Donald Harris, the father of Sen. Kamala Harris (D-Calif.), revealed that his presidential hopeful daughter is descended from Jamaican plantation slave owners.
What did he say?
Donald Harris, an economics professor at Stanford University, is Jamaican. In an essay published on Jamaica Global Online, he revealed his family's history.
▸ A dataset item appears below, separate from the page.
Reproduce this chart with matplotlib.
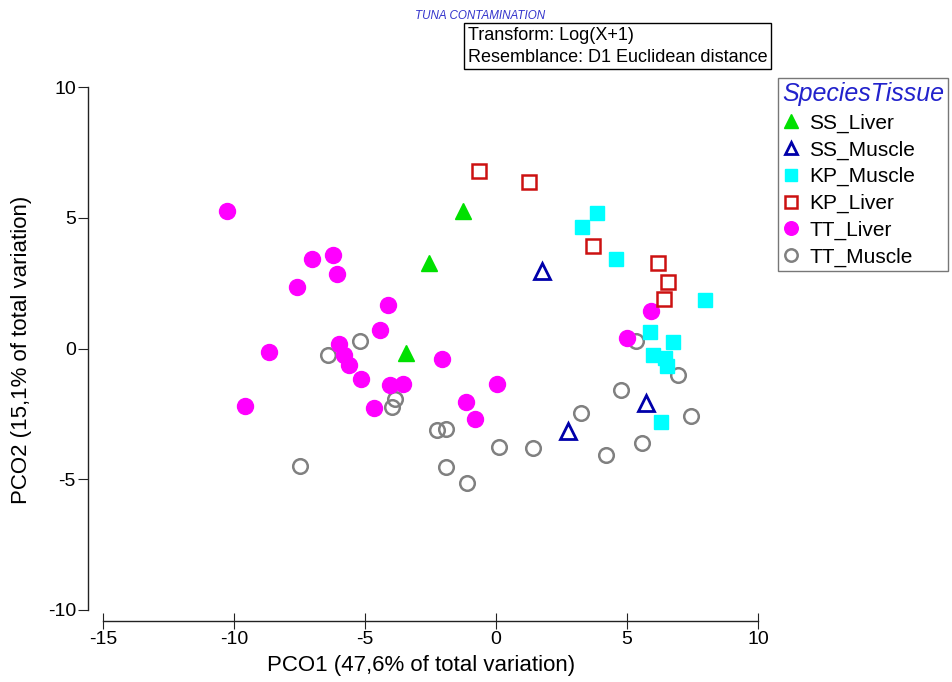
import numpy as np
import matplotlib.pyplot as plt

plt.rcParams['font.family'] = ['Liberation Sans', 'DejaVu Sans']
plt.rcParams['axes.unicode_minus'] = False

# PCO scores
ss_liver_x = [-1.26, -2.56, -3.44]
ss_liver_y = [5.27, 3.28, -0.18]

ss_muscle_x = [1.76, 2.75, 5.73]
ss_muscle_y = [2.98, -3.17, -2.10]

kp_muscle_x = [3.85, 3.28, 4.58, 7.98, 5.86, 6.76, 5.99, 6.45, 6.53, 6.30]
kp_muscle_y = [5.19, 4.66, 3.44, 1.87, 0.65, 0.23, -0.25, -0.36, -0.66, -2.82]

kp_liver_x = [-0.65, 1.26, 3.70, 6.18, 6.56, 6.41]
kp_liver_y = [6.79, 6.37, 3.93, 3.28, 2.56, 1.91]

tt_liver_x = [-10.27, -7.02, -6.22, -6.07, -7.60, -4.12, -4.43, -5.99, -5.80, -8.66, -2.06,
              -5.61, -5.15, -4.05, -3.55, -4.66, -9.58, -1.15, -0.80, 0.04, 5.00, 5.92]
tt_liver_y = [5.27, 3.44, 3.59, 2.86, 2.37, 1.68, 0.69, 0.19, -0.23, -0.15, -0.42,
              -0.65, -1.18, -1.41, -1.34, -2.29, -2.18, -2.06, -2.71, -1.37, 0.42, 1.45]

tt_muscle_x = [-5.19, -6.41, -3.85, -3.97, -2.25, -1.91, -7.48, -1.91, -1.11, 0.11, 1.41,
               3.24, 4.77, 4.20, 5.57, 5.34, 6.95, 7.44]
tt_muscle_y = [0.27, -0.23, -1.95, -2.25, -3.13, -3.09, -4.50, -4.54, -5.15, -3.78, -3.82,
               -2.48, -1.60, -4.08, -3.63, 0.27, -1.03, -2.60]

xticks = [-15, -10, -5, 0, 5, 10]
yticks = [-10, -5, 0, 5, 10]

fig = plt.figure(figsize=(9.52, 6.82), dpi=100)
ax = fig.add_axes([103/952, 1 - 610/682, (758 - 103)/952, (610 - 87)/682])

ax.plot(tt_muscle_x, tt_muscle_y, 'o', ls='none', mfc='none', mec='#808080', ms=10.5, mew=1.8, label='TT_Muscle')
ax.plot(tt_liver_x, tt_liver_y, 'o', ls='none', color='#ff00ff', ms=11.5, label='TT_Liver')
ax.plot(kp_muscle_x, kp_muscle_y, 's', ls='none', color='#00ffff', ms=10.5, label='KP_Muscle')
ax.plot(kp_liver_x, kp_liver_y, 's', ls='none', mfc='none', mec='#cc1111', ms=9.5, mew=1.8, label='KP_Liver')
ax.plot(ss_liver_x, ss_liver_y, '^', ls='none', color='#00e000', ms=12, label='SS_Liver')
ax.plot(ss_muscle_x, ss_muscle_y, '^', ls='none', mfc='none', mec='#0000aa', ms=11, mew=2, label='SS_Muscle')

ax.set_xlim(-15, 10)
ax.set_ylim(-10, 10)
ax.set_xticks(xticks)
ax.set_yticks(yticks)
ax.spines['top'].set_visible(False)
ax.spines['right'].set_visible(False)
ax.spines['left'].set_position(('outward', 10.5))
ax.spines['bottom'].set_position(('outward', 8))
ax.spines['left'].set_bounds(-10, 10)
ax.spines['bottom'].set_bounds(-15, 10)
for s in ['left', 'bottom']:
    ax.spines[s].set_linewidth(1)
    ax.spines[s].set_color('#222222')
ax.tick_params(axis='y', direction='out', length=7, labelsize=14, pad=2, color='#222222')
ax.tick_params(axis='x', direction='inout', length=12, labelsize=14, pad=1, color='#222222')

fig.text(421/952, 1 - 665/682, 'PCO1 (47,6% of total variation)', fontsize=16, ha='center', va='center')
fig.text(22/952, 1 - 350/682, 'PCO2 (15,1% of total variation)', fontsize=16, ha='center', va='center', rotation=90)

fig.text(415/952, 1 - 16/682, 'TUNA CONTAMINATION', fontsize=8.4, style='italic', color='#3333cc', ha='left', va='center')
fig.text(468/952, 1 - 27/682, 'Transform: Log(X+1)\nResemblance: D1 Euclidean distance', fontsize=13,
         ha='left', va='top', linespacing=1.35,
         bbox=dict(boxstyle='square,pad=0.2', fc='white', ec='black', lw=1))

h, l = ax.get_legend_handles_labels()
order = ['SS_Liver', 'SS_Muscle', 'KP_Muscle', 'KP_Liver', 'TT_Liver', 'TT_Muscle']
hd = dict(zip(l, h))
leg = fig.legend([hd[k] for k in order], order, loc='upper left', bbox_to_anchor=(778/952, 1 - 78/682),
                 fontsize=15, title='SpeciesTissue', title_fontproperties={'size': 18, 'style': 'italic'},
                 frameon=True, fancybox=False, edgecolor='#555555', borderpad=0.2, handlelength=0.8,
                 handletextpad=0.5, labelspacing=0.36, borderaxespad=0, markerscale=0.85, alignment='left')
leg.get_title().set_color('#2222cc')
leg.get_frame().set_linewidth(1)

fig.savefig('out.png', dpi=100)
An excerpt of the essay, which was titled, "Reflections of a Jamaican Father," stated:
My roots go back, within my lifetime, to my paternal grandmother Miss Chrishy (née Christiana Brown, descendant of Hamilton Brown who is on record as plantation and slave owner and founder of Brown's Town) and to my maternal grandmother Miss Iris (née Iris Finegan, farmer and educator, from Aenon Town and Inverness, ancestry unknown to me). The Harris name comes from my paternal grandfather Joseph Alexander Harris, land-owner and agricultural 'produce' exporter (mostly pimento or all-spice), who died in 1939 one year after I was born and is buried in the church yard of the magnificent Anglican Church which Hamilton Brown built in Brown's Town (and where, as a child, I learned the catechism, was baptized and confirmed, and served as an acolyte).
This isn't the first time professor Harris has offered up less-than-flattering family information.
Earlier in February, he decried his Kamala's remarks about legalizing marijuana, during which she painted her family and those from Jamaica as potheads.
Kamala discussed marijuana legalization on the radio show, "The Breakfast Club." When asked if she supported marijuana legalization, she responded, "Half my family's from Jamaica. Are you kidding me?"
She added that marijuana brings people joy, "and we need more joy in the world."
Donald Harris issued a blistering statement to Jamaica Global Online, distancing himself and his family from Kamala's remarks.
My dear departed grandmothers (whose extraordinary legacy I described in a recent essay on this website), as well as my deceased parents, must be turning in their grave right now to see their family name, reputation and proud Jamaican identity being connected, in any way, jokingly or not with the fraudulent stereotype of a pot-smoking joy seeker and in the pursuit of identity politics. Speaking for myself and my immediate Jamaican family, we wish to categorically dissociate ourselves from this travesty.